Tikkurila Church and Housing

The Tikkurila Church, the Bethania apartments and the student housing form one unity with a diversity of functions. The church contains a cafe and a kids corner open to the public as well as meeting spaces and offices for social services. The rental units and student housing are complemented with shared facilities and retail spaces that enliven the block.

Located near the main airport, Tikkurila is a major traffic hub and an important center of business. It is one of the fastest growing and most ethnically diverse areas in the country. Located on the town square, the Tikkurila Church and Housing are part of the densification of the area. With its multicolored brick façade and sculptural shape, the church forms an identifying landmark for the neighborhood. The church building houses a range of adaptable spaces to accommodate a variety of uses. The church hall seats an audience of 450, and it is possible to divide it to allow for multiple simultaneous activities. The building provides workspace for 140 people and offers meeting spaces of various sizes. There are 244 apartments in the complex, 162 for students and 62 for affordable housing. The interior courtyard unites the housing and the church forming a pleasant space for gatherings.

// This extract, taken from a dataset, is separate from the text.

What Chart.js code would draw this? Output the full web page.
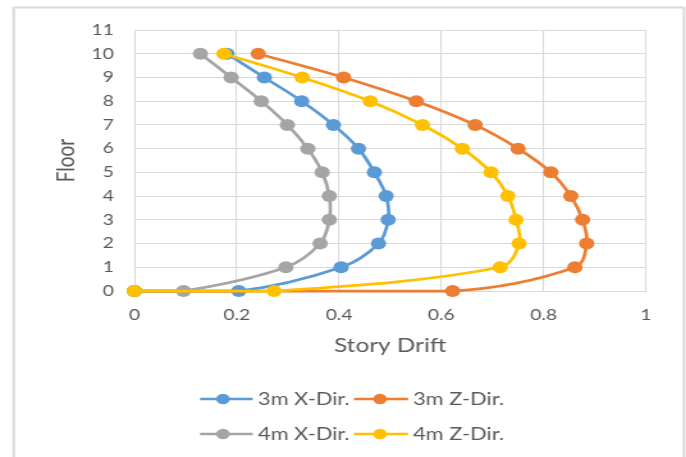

Integrated in a city block, the Tikkurila Church and the adjoining housing are designed as one complex. With the personal experience of people as an essential starting point for the architecture, human scale, accessibility, and life cycle sustainability have been key guiding principles in the design. The shape and volume of the block are at once compact and variable. The church has been deliberately placed in the corner of the block where it takes on a strong presence. The steeply angled pitched roofs with glazed burnt brick form an important part of the character of the block and give the church an autonomous identity. Around the entrances, the scale is lower and more moderate, making them inviting and approachable. It grows taller in the part containing the main church hall, reaching up high towards the light that enters the space in a subtle manner. In the interiors, the atmosphere is cozy and relaxed. Carefully framed views open into the surrounding city scape and to the interior courtyard as well as over the green roofs of the office wing of the church. The sloping roof also makes it possible to create variability to the apartments allowing for duplex units on the upper floors.

Social sustainability was an important concern in the design. The block provides a multicultural meeting point for all generations. The adaptable spaces of the church can be adjusted as the needs of the community change. With apartments ranging from studios to duplexes for families, the housing offers generous shared spaces. The deliberate simplicity of the design of the apartment building supports the position of the church as the focal point of the block. The large glass walls of the church lobby open onto the courtyard and visually link the various functions. The courtyard allows light into the interior of the block. In the choice of materials, longevity is key. Taking a que from the surrounding buildings, brick is the main material used in the exterior. The shifting colours of the fairfaced brick help unite the varied functions and soften the scale of the complex. The clay brick roofs are complemented with red felt cladded roofs, and the green roofs and roof gardens provide a sense of greenery for spaces overlooking them. In the interiors of the church, concrete and wood create a strong dynamic. The chosen materials will endure well and acquire a beautiful patina over time.